After supporting that, we're deeply suspicious of feminists who say they are not understood. I'm not sure why any would expect to be understood after pulling that stunt.
Lena Dunham, with Jenni Konner: ‘It’s when I thought I was being misunderstood … by other women who shared my politics that things were really hard.’ Photograph: Michael Loccisano/Getty Images for Tribeca Film Festival
Political matters are never hard to understand. It's the mindless intolerance which is incomprehensible.
Girls, which Dunham directed, wrote and starred in, has been lauded for its groundbreakingly complex and multifaceted representation of women – but through its six seasons, as Dunham and co-creator Jenni Konner discussed at a Tribeca film festival event on Wednesday night, it was never far from criticism.
Lovers and haters of the show would hash it out in a seemingly endless array of thinkpieces, comment threads and forums, which ranged from thoughtful (if angry) critiques of the show and its creators’ white privilege brand of feminism, to straight-up misogynistic vitriol.
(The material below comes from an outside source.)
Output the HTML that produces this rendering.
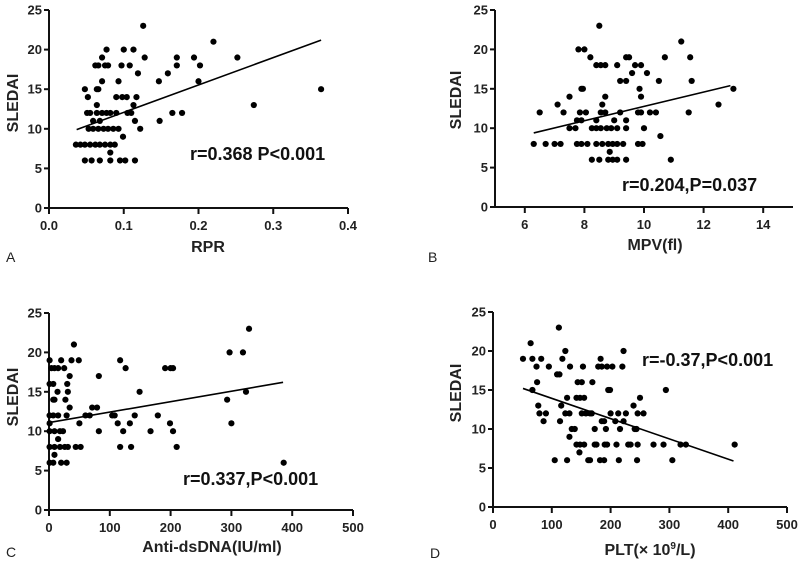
<!DOCTYPE html>
<html><head><meta charset="utf-8"><style>
html,body{margin:0;padding:0;background:#fff}
svg{display:block;font-family:"Liberation Sans",Arial,sans-serif}
.tk{font-size:13px;font-weight:bold;fill:#222}
.ti{font-size:16px;font-weight:bold;fill:#222}
.an{font-size:18px;font-weight:bold;fill:#111}
.lt{font-size:14px;fill:#222}
</style></head><body>
<svg id="c" width="800" height="561" viewBox="0 0 800 561"></svg>
<script>
const aX=[0.048,0.052,0.051,0.055,0.036,0.042,0.048,0.055,0.062,0.068,0.075,0.082,0.088,0.048,0.057,0.068,0.082,0.095,0.102,0.115,0.082,0.053,0.059,0.066,0.073,0.079,0.086,0.093,0.059,0.068,0.064,0.064,0.066,0.062,0.066,0.075,0.079,0.071,0.077,0.071,0.064,0.071,0.077,0.082,0.09,0.09,0.098,0.104,0.093,0.097,0.108,0.1,0.113,0.099,0.105,0.11,0.113,0.117,0.115,0.119,0.122,0.126,0.128,0.147,0.148,0.159,0.171,0.171,0.165,0.178,0.194,0.202,0.2,0.22,0.252,0.274,0.364];
const aY=[15,14,12,12,8,8,8,8,8,8,8,8,8,6,6,6,6,6,6,6,7,10,10,10,10,10,10,10,11,11,13,15,15,18,18,18,18,19,20,16,12,12,12,12,12,14,14,14,16,18,18,20,20,9,12,12,13,14,11,17,10,23,19,16,11,17,18,19,12,12,19,18,16,21,19,13,15];
const aFit=[[0.037,9.9],[0.364,21.2]];
const bX=[6.3,6.7,7.0,7.2,6.5,7.1,7.3,7.5,7.5,7.7,7.75,7.9,7.75,7.9,8.1,7.85,8.05,7.8,8.0,7.9,7.95,8.2,8.4,8.55,8.7,8.5,8.25,8.5,8.25,8.4,8.55,8.75,8.9,9.1,8.4,8.4,8.6,8.8,8.95,9.1,9.3,8.55,8.7,8.6,8.7,8.85,8.8,8.95,9.1,9.4,9.0,9.2,9.4,9.4,9.1,9.2,9.4,9.4,9.5,9.6,9.7,9.9,9.85,9.9,9.8,9.9,9.8,9.95,10.0,10.1,10.2,10.4,10.5,10.55,10.7,10.9,11.25,11.5,11.55,11.6,12.5,13.0];
const bY=[8,8,8,8,12,13,12,14,10,10,11,11,8,8,8,12,12,20,20,15,15,19,18,18,18,23,6,6,10,10,10,10,10,10,11,8,8,8,8,8,8,12,12,13,14,7,6,6,6,6,11,12,11,10,18,16,16,19,19,17,18,18,15,14,12,12,8,8,10,17,12,12,16,9,19,6,21,12,19,16,13,15];
const bFit=[[6.3,9.4],[12.9,15.4]];
const cX=[1,1,4,9,15,7,9,7,1,7,15,1,1,9,18,23,1,9,18,26,31,1,7,20,29,9,15,14,20,25,27,30,31,34,34,29,37,41,49,50,44,52,60,67,71,79,82,82,104,108,113,117,117,122,126,133,135,141,149,167,179,191,199,200,204,204,210,293,297,300,319,324,329,386];
const cY=[19,16,18,18,18,16,14,14,12,12,12,11,10,10,10,10,8,8,8,8,8,6,6,6,6,7,9,15,19,18,14,16,15,17,13,12,19,21,19,11,8,8,12,12,13,13,10,17,12,12,11,19,8,10,18,11,8,12,15,10,12,18,11,18,10,18,8,14,20,11,20,15,23,6];
const cFit=[[0,11.1],[385,16.2]];
const dX=[51,64,67,67,74,75,77,79,82,86,90,95,105,109,113,112,114,116,118,123,123,126,126,130,130,131,134,139,142,142,144,147,148,148,151,151,153,155,155,158,162,165,165,168,169,173,173,176,179,182,183,185,185,189,189,190,192,194,194,196,199,200,203,208,210,213,214,216,220,222,222,226,230,234,239,241,244,245,246,246,250,256,273,290,294,305,319,328,411];
const dY=[19,21,19,15,18,16,13,12,19,11,12,18,6,17,17,23,11,13,19,20,12,6,14,12,9,18,10,10,8,14,16,7,8,14,16,12,18,14,8,12,6,12,6,12,16,10,8,8,18,6,19,18,11,6,11,8,10,18,8,15,15,12,18,11,8,12,6,10,18,11,20,12,8,8,13,10,10,6,8,12,14,12,8,8,15,6,8,8,8];
const dFit=[[51,15.2],[409,5.9]];
const yTicks=[0,5,10,15,20,25];
const aTicks=["0.0","0.1","0.2","0.3","0.4"];
const bTicks=["6","8","10","12","14"];
const cTicks=["0","100","200","300","400","500"];
const dTicks=["0","100","200","300","400","500"];

const NS="http://www.w3.org/2000/svg";
const svg=document.getElementById('c');
function mk(tag,attrs,parent,text){const e=document.createElementNS(NS,tag);for(const k in attrs)e.setAttribute(k,attrs[k]);if(text!==undefined)e.textContent=text;parent.appendChild(e);return e;}

function panel(p){
  const g=mk('g',{},svg);
  
  
  const sx=v=>p.x0+(v-p.xmin)/(p.xmax-p.xmin)*(p.x1-p.x0);
  const sy=v=>p.y0-(v/25)*(p.y0-p.y1);
  const ax=mk('line',{x1:p.x0,y1:p.y0,x2:p.x1,y2:p.y0,stroke:'#111','stroke-width':2},g);
  
  
  const ay=mk('line',{x1:p.x0,y1:p.y0+1,x2:p.x0,y2:p.y1,stroke:'#111','stroke-width':2},g);
  
  
  yTicks.forEach(t=>{const y=sy(t);mk('line',{x1:p.x0-5,y1:y,x2:p.x0,y2:y,stroke:'#111','stroke-width':2},g);
    const tl=mk('text',{x:p.x0-7,y:y+4.5,'text-anchor':'end',class:'tk'},g,String(t));
    
    });
  p.xt.forEach(s=>{const x=sx(parseFloat(s));mk('line',{x1:x,y1:p.y0,x2:x,y2:p.y0+6,stroke:'#111','stroke-width':2},g);
    const tl=mk('text',{x:x,y:p.y0+22,'text-anchor':'middle',class:'tk'},g,s);
    
    });
  p.xs.forEach((v,i)=>{const c=mk('circle',{cx:sx(v),cy:sy(p.ys[i]),r:3.1,fill:'#000'},g);
    
    });
  const fl=mk('line',{x1:sx(p.fit[0][0]),y1:sy(p.fit[0][1]),x2:sx(p.fit[1][0]),y2:sy(p.fit[1][1]),stroke:'#000','stroke-width':1.6},g);
  
  
  const yt=mk('text',{x:0,y:0,'text-anchor':'middle',class:'ti',transform:`translate(${p.ytx},${p.yty}) rotate(-90)`},g,'SLEDAI');
  
  
  const xt=mk('text',{x:p.xtx,y:p.xty,'text-anchor':'middle',class:'ti'},g);
  
  
  if(p.sup){xt.appendChild(document.createTextNode(p.xtitle));const ts=mk('tspan',{dy:-6,'font-size':10},xt,p.sup);mk('tspan',{dy:6},xt,p.after);}
  else xt.textContent=p.xtitle;
  const an=mk('text',{x:p.anx,y:p.any,class:'an'},g,p.ann);
  
  
  const lt=mk('text',{x:p.lx,y:p.ly,class:'lt'},g,p.id.toUpperCase());
  
  
}
panel({id:'a',xs:aX,ys:aY,fit:aFit,xt:aTicks,xmin:0,xmax:0.4,x0:49,x1:348,y0:208,y1:10,ytx:18,yty:103,xtx:208,xty:252,xtitle:'RPR',ann:'r=0.368 P<0.001',anx:190,any:160,lx:6,ly:262});
panel({id:'b',xs:bX,ys:bY,fit:bFit,xt:bTicks,xmin:5,xmax:15,x0:495,x1:793,y0:207,y1:10,ytx:461,yty:100,xtx:655,xty:250,xtitle:'MPV(fl)',ann:'r=0.204,P=0.037',anx:622,any:191,lx:428,ly:262});
panel({id:'c',xs:cX,ys:cY,fit:cFit,xt:cTicks,xmin:0,xmax:500,x0:49,x1:353,y0:510,y1:313,ytx:18,yty:397,xtx:212,xty:552,xtitle:'Anti-dsDNA(IU/ml)',ann:'r=0.337,P<0.001',anx:183,any:485,lx:6,ly:557});
panel({id:'d',xs:dX,ys:dY,fit:dFit,xt:dTicks,xmin:0,xmax:500,x0:493,x1:787,y0:507,y1:312,ytx:461,yty:393,xtx:650,xty:555,xtitle:'PLT(× 10',sup:'9',after:'/L)',ann:'r=-0.37,P<0.001',anx:642,any:366,lx:430,ly:558});
</script>
</body></html>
Most, the pair tried to ignore. But some hit home.
- The Guardian
Unknown problem here when the movie stirs controversy. If that's a problem why not just shoot sequels to "The Brady Bunch" and bypass controversy altogether.
Here's the dime store Rockhouse shrink since Lena Dunham is not such a striking figure with a nondescript haircut, nondescript clothes, rejection of make-up, and rejection of traditional femininity in general seemingly. The confusion may not be entirely in her audience since there seems a measure of it in her as well.
The Rockhouse has not screened "Girls" and, frankly, we probably won't since focus on the miseries of any subset of people has faded into inconsequence relative to a global phenomenon. We do wish her well with it since any young hotshot can always use a break but we're really not interested.
Note: Saudi Arabia is on the Human Rights Commission in the United Nations. America does shitty things to women but it can't possibly match those bastards who will whip a woman for daring to speak.